[Task statement]: Reproduce all of the data that follows, character for character.

[Entries shown]:

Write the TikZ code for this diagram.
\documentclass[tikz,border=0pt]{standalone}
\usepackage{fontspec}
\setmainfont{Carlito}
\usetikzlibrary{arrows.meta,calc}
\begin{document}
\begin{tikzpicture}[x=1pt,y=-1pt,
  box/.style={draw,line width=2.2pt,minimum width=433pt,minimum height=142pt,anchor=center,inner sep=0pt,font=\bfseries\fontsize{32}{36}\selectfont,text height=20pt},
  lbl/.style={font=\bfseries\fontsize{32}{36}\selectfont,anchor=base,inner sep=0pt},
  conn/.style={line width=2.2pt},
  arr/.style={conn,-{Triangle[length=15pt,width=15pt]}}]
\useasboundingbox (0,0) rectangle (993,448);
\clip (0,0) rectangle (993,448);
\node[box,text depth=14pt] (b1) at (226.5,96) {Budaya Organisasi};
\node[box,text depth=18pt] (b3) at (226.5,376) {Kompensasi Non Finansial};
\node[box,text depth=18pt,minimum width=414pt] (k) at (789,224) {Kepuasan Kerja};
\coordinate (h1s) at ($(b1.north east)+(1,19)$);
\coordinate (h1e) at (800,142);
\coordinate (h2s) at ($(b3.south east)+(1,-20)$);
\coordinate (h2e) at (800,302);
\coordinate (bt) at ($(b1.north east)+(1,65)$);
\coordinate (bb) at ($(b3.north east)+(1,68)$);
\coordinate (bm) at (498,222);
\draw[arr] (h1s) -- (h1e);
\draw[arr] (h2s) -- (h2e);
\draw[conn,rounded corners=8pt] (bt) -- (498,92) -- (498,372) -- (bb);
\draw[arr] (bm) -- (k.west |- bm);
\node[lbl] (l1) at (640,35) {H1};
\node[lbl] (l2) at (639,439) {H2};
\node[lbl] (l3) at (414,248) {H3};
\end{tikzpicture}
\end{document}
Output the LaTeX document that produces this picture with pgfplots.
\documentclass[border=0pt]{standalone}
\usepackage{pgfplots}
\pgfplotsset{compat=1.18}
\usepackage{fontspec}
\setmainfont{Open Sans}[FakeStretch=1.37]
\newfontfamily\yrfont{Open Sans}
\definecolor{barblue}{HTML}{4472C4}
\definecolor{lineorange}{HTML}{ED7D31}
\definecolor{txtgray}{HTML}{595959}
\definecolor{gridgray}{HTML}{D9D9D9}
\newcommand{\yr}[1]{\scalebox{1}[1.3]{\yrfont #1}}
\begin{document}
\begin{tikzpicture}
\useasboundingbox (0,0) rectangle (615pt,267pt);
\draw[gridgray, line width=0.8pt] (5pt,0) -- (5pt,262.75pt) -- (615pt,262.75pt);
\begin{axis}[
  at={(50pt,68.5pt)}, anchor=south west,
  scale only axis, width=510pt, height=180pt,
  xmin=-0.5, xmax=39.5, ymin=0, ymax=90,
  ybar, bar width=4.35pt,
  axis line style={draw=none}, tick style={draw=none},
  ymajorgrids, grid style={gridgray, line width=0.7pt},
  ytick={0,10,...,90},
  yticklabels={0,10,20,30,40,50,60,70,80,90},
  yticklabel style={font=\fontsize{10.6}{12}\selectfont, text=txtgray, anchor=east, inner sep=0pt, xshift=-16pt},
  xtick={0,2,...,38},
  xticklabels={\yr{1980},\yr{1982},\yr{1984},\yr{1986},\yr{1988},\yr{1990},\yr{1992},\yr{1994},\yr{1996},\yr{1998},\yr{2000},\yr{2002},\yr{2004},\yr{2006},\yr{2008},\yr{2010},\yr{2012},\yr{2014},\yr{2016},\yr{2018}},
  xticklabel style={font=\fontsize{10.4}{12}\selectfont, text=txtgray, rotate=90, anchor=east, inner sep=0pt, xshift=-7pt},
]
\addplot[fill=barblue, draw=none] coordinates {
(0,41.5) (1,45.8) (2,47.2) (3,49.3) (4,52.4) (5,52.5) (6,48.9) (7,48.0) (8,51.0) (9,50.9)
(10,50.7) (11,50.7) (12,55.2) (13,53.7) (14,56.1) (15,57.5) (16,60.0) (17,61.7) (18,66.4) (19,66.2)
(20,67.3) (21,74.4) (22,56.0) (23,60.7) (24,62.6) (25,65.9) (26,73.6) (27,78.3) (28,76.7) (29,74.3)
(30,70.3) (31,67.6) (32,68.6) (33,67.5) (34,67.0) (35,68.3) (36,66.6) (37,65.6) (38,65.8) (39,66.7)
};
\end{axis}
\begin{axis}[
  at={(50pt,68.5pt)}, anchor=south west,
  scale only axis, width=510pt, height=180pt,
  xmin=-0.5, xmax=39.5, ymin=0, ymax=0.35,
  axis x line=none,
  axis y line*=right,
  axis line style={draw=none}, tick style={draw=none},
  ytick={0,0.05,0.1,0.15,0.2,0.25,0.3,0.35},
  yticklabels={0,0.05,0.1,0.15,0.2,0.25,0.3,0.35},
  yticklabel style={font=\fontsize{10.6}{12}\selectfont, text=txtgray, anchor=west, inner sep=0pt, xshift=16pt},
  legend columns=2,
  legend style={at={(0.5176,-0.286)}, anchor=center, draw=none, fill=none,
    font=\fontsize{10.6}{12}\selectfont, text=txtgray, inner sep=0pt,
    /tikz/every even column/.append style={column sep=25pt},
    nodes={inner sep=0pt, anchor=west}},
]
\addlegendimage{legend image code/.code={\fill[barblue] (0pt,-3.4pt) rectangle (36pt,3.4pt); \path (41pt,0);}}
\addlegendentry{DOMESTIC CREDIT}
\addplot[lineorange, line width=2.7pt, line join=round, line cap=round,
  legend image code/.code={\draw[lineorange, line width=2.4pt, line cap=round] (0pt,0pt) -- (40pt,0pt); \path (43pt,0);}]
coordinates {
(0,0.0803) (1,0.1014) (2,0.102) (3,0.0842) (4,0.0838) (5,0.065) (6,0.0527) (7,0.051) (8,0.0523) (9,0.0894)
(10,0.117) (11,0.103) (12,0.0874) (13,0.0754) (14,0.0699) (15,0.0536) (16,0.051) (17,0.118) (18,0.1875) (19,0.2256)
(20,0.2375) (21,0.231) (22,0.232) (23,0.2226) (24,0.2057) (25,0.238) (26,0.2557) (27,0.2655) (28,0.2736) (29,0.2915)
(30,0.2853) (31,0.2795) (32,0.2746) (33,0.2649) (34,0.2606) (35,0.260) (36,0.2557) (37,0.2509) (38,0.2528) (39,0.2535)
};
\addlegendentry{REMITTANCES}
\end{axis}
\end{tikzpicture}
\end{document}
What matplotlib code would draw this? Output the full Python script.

[Answer to the task]:
Write the TikZ code for this diagram.
\documentclass[tikz,border=0pt]{standalone}
\usepackage{fontspec}
\setmainfont{Carlito}
\usetikzlibrary{arrows.meta,calc}
\begin{document}
\begin{tikzpicture}[x=1pt,y=-1pt,
  box/.style={draw,line width=2.2pt,minimum width=433pt,minimum height=142pt,anchor=center,inner sep=0pt,font=\bfseries\fontsize{32}{36}\selectfont,text height=20pt},
  lbl/.style={font=\bfseries\fontsize{32}{36}\selectfont,anchor=base,inner sep=0pt},
  conn/.style={line width=2.2pt},
  arr/.style={conn,-{Triangle[length=15pt,width=15pt]}}]
\useasboundingbox (0,0) rectangle (993,448);
\clip (0,0) rectangle (993,448);
\node[box,text depth=14pt] (b1) at (226.5,96) {Budaya Organisasi};
\node[box,text depth=18pt] (b3) at (226.5,376) {Kompensasi Non Finansial};
\node[box,text depth=18pt,minimum width=414pt] (k) at (789,224) {Kepuasan Kerja};
\coordinate (h1s) at ($(b1.north east)+(1,19)$);
\coordinate (h1e) at (800,142);
\coordinate (h2s) at ($(b3.south east)+(1,-20)$);
\coordinate (h2e) at (800,302);
\coordinate (bt) at ($(b1.north east)+(1,65)$);
\coordinate (bb) at ($(b3.north east)+(1,68)$);
\coordinate (bm) at (498,222);
\draw[arr] (h1s) -- (h1e);
\draw[arr] (h2s) -- (h2e);
\draw[conn,rounded corners=8pt] (bt) -- (498,92) -- (498,372) -- (bb);
\draw[arr] (bm) -- (k.west |- bm);
\node[lbl] (l1) at (640,35) {H1};
\node[lbl] (l2) at (639,439) {H2};
\node[lbl] (l3) at (414,248) {H3};
\end{tikzpicture}
\end{document}
Output the LaTeX document that produces this picture with pgfplots.
\documentclass[border=0pt]{standalone}
\usepackage{pgfplots}
\pgfplotsset{compat=1.18}
\usepackage{fontspec}
\setmainfont{Open Sans}[FakeStretch=1.37]
\newfontfamily\yrfont{Open Sans}
\definecolor{barblue}{HTML}{4472C4}
\definecolor{lineorange}{HTML}{ED7D31}
\definecolor{txtgray}{HTML}{595959}
\definecolor{gridgray}{HTML}{D9D9D9}
\newcommand{\yr}[1]{\scalebox{1}[1.3]{\yrfont #1}}
\begin{document}
\begin{tikzpicture}
\useasboundingbox (0,0) rectangle (615pt,267pt);
\draw[gridgray, line width=0.8pt] (5pt,0) -- (5pt,262.75pt) -- (615pt,262.75pt);
\begin{axis}[
  at={(50pt,68.5pt)}, anchor=south west,
  scale only axis, width=510pt, height=180pt,
  xmin=-0.5, xmax=39.5, ymin=0, ymax=90,
  ybar, bar width=4.35pt,
  axis line style={draw=none}, tick style={draw=none},
  ymajorgrids, grid style={gridgray, line width=0.7pt},
  ytick={0,10,...,90},
  yticklabels={0,10,20,30,40,50,60,70,80,90},
  yticklabel style={font=\fontsize{10.6}{12}\selectfont, text=txtgray, anchor=east, inner sep=0pt, xshift=-16pt},
  xtick={0,2,...,38},
  xticklabels={\yr{1980},\yr{1982},\yr{1984},\yr{1986},\yr{1988},\yr{1990},\yr{1992},\yr{1994},\yr{1996},\yr{1998},\yr{2000},\yr{2002},\yr{2004},\yr{2006},\yr{2008},\yr{2010},\yr{2012},\yr{2014},\yr{2016},\yr{2018}},
  xticklabel style={font=\fontsize{10.4}{12}\selectfont, text=txtgray, rotate=90, anchor=east, inner sep=0pt, xshift=-7pt},
]
\addplot[fill=barblue, draw=none] coordinates {
(0,41.5) (1,45.8) (2,47.2) (3,49.3) (4,52.4) (5,52.5) (6,48.9) (7,48.0) (8,51.0) (9,50.9)
(10,50.7) (11,50.7) (12,55.2) (13,53.7) (14,56.1) (15,57.5) (16,60.0) (17,61.7) (18,66.4) (19,66.2)
(20,67.3) (21,74.4) (22,56.0) (23,60.7) (24,62.6) (25,65.9) (26,73.6) (27,78.3) (28,76.7) (29,74.3)
(30,70.3) (31,67.6) (32,68.6) (33,67.5) (34,67.0) (35,68.3) (36,66.6) (37,65.6) (38,65.8) (39,66.7)
};
\end{axis}
\begin{axis}[
  at={(50pt,68.5pt)}, anchor=south west,
  scale only axis, width=510pt, height=180pt,
  xmin=-0.5, xmax=39.5, ymin=0, ymax=0.35,
  axis x line=none,
  axis y line*=right,
  axis line style={draw=none}, tick style={draw=none},
  ytick={0,0.05,0.1,0.15,0.2,0.25,0.3,0.35},
  yticklabels={0,0.05,0.1,0.15,0.2,0.25,0.3,0.35},
  yticklabel style={font=\fontsize{10.6}{12}\selectfont, text=txtgray, anchor=west, inner sep=0pt, xshift=16pt},
  legend columns=2,
  legend style={at={(0.5176,-0.286)}, anchor=center, draw=none, fill=none,
    font=\fontsize{10.6}{12}\selectfont, text=txtgray, inner sep=0pt,
    /tikz/every even column/.append style={column sep=25pt},
    nodes={inner sep=0pt, anchor=west}},
]
\addlegendimage{legend image code/.code={\fill[barblue] (0pt,-3.4pt) rectangle (36pt,3.4pt); \path (41pt,0);}}
\addlegendentry{DOMESTIC CREDIT}
\addplot[lineorange, line width=2.7pt, line join=round, line cap=round,
  legend image code/.code={\draw[lineorange, line width=2.4pt, line cap=round] (0pt,0pt) -- (40pt,0pt); \path (43pt,0);}]
coordinates {
(0,0.0803) (1,0.1014) (2,0.102) (3,0.0842) (4,0.0838) (5,0.065) (6,0.0527) (7,0.051) (8,0.0523) (9,0.0894)
(10,0.117) (11,0.103) (12,0.0874) (13,0.0754) (14,0.0699) (15,0.0536) (16,0.051) (17,0.118) (18,0.1875) (19,0.2256)
(20,0.2375) (21,0.231) (22,0.232) (23,0.2226) (24,0.2057) (25,0.238) (26,0.2557) (27,0.2655) (28,0.2736) (29,0.2915)
(30,0.2853) (31,0.2795) (32,0.2746) (33,0.2649) (34,0.2606) (35,0.260) (36,0.2557) (37,0.2509) (38,0.2528) (39,0.2535)
};
\addlegendentry{REMITTANCES}
\end{axis}
\end{tikzpicture}
\end{document}
What matplotlib code would draw this? Output the full Python script.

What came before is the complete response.